**REQUEST:** Extract, from the listing that follows, each line containing the word "this".

**THE INPUT:**
==============================
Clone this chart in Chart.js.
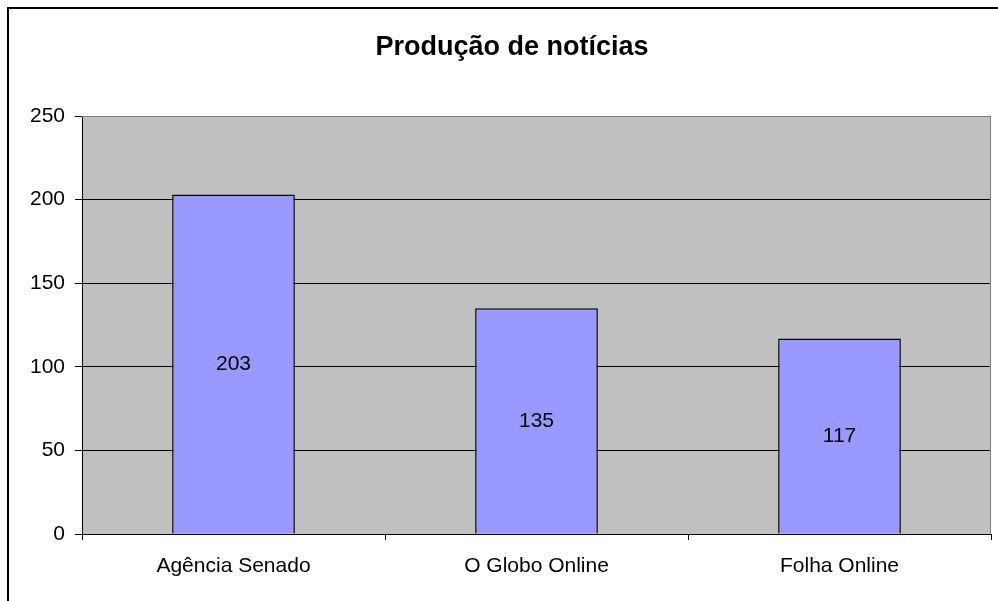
<!DOCTYPE html>
<html lang="pt">
<head>
    <meta charset="UTF-8">
    <title>Produção de notícias</title>
    <script src="https://cdn.jsdelivr.net/npm/chart.js"></script>
    <style>
        html, body { margin: 0; padding: 0; background: #fff; }
        #wrap { width: 998px; height: 601px; }
    </style>
</head>
<body>
    <div id="wrap"><canvas id="chart"></canvas></div>
    <script>
        const categories = ['Agência Senado', 'O Globo Online', 'Folha Online'];
        const noticias = [203, 135, 117];
        const yTicks = [0, 50, 100, 150, 200, 250];
        const chartTitle = 'Produção de notícias';

        const FONT = "'Liberation Sans', Arial, sans-serif";

        // frame, grey plot area and title, drawn the way Excel did it
        const excelLook = {
            id: 'excelLook',
            beforeDraw(chart) {
                const ctx = chart.ctx;
                const a = chart.chartArea;
                ctx.save();
                ctx.fillStyle = '#fff';
                ctx.fillRect(0, 0, chart.width, chart.height);
                // outer frame runs off the right and bottom edges
                ctx.strokeStyle = '#000';
                ctx.lineWidth = 2;
                ctx.strokeRect(8, 8, chart.width + 20, chart.height + 20);
                ctx.fillStyle = '#c0c0c0';
                ctx.fillRect(a.left, a.top, a.right - a.left, a.bottom - a.top);
                ctx.fillStyle = '#000';
                ctx.font = 'bold 27px ' + FONT;
                ctx.textAlign = 'center';
                ctx.textBaseline = 'middle';
                ctx.fillText(chartTitle, 512, 48);
                ctx.restore();
            },
            afterDatasetsDraw(chart) {
                const ctx = chart.ctx;
                const a = chart.chartArea;
                ctx.save();
                // plot area border, top and right
                ctx.strokeStyle = '#808080';
                ctx.lineWidth = 1;
                ctx.beginPath();
                ctx.moveTo(a.left, a.top + 0.5);
                ctx.lineTo(a.right - 0.5, a.top + 0.5);
                ctx.lineTo(a.right - 0.5, a.bottom);
                ctx.stroke();
                // value labels in the middle of each bar
                ctx.fillStyle = '#000';
                ctx.font = '21px ' + FONT;
                ctx.textAlign = 'center';
                ctx.textBaseline = 'middle';
                chart.getDatasetMeta(0).data.forEach((bar, i) => {
                    ctx.fillText(String(noticias[i]), bar.x, (bar.y + bar.base) / 2);
                });
                ctx.restore();
            }
        };

        new Chart(document.getElementById('chart'), {
            type: 'bar',
            data: {
                labels: categories,
                datasets: [{
                    data: noticias,
                    backgroundColor: '#9999ff',
                    borderColor: '#000',
                    borderWidth: 1.5,
                    categoryPercentage: 1,
                    barPercentage: 0.405
                }]
            },
            options: {
                responsive: true,
                maintainAspectRatio: false,
                animation: false,
                layout: { padding: { top: 116, right: 7, left: 0, bottom: 0 } },
                plugins: {
                    legend: { display: false },
                    title: { display: false },
                    tooltip: { enabled: false }
                },
                scales: {
                    x: {
                        grid: {
                            offset: true,
                            drawOnChartArea: false,
                            color: '#000',
                            tickLength: 6
                        },
                        border: { color: '#000', width: 1 },
                        ticks: {
                            color: '#000',
                            font: { family: FONT, size: 21 },
                            padding: 14
                        },
                        afterFit(scale) { scale.height = 67; }
                    },
                    y: {
                        min: 0,
                        max: 250,
                        afterBuildTicks(scale) {
                            scale.ticks = yTicks.map(v => ({ value: v }));
                        },
                        grid: {
                            color: ctx => (ctx.tick && ctx.tick.value === 250) ? '#808080' : '#000',
                            tickLength: 7,
                            tickColor: '#000'
                        },
                        border: { color: '#000', width: 1 },
                        ticks: {
                            color: '#000',
                            font: { family: FONT, size: 21 },
                            padding: 10
                        },
                        afterFit(scale) { scale.width = 82; }
                    }
                }
            },
            plugins: [excelLook]
        });
    </script>
</body>
</html>
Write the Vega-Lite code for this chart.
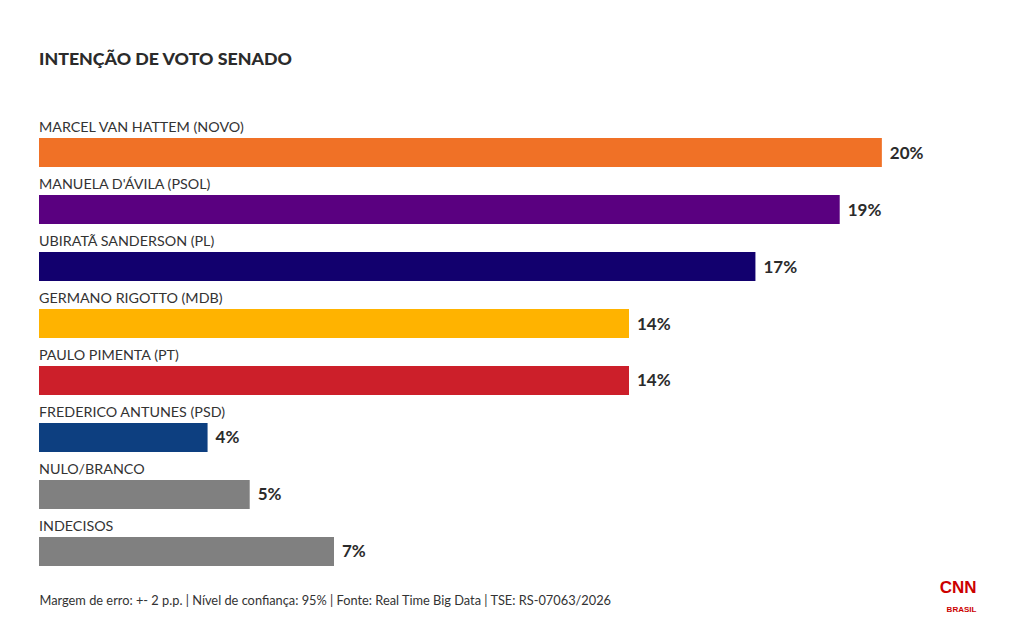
==============================
**ANSWER TO THE TASK:**
Clone this chart in Chart.js.
Write the Vega-Lite code for this chart.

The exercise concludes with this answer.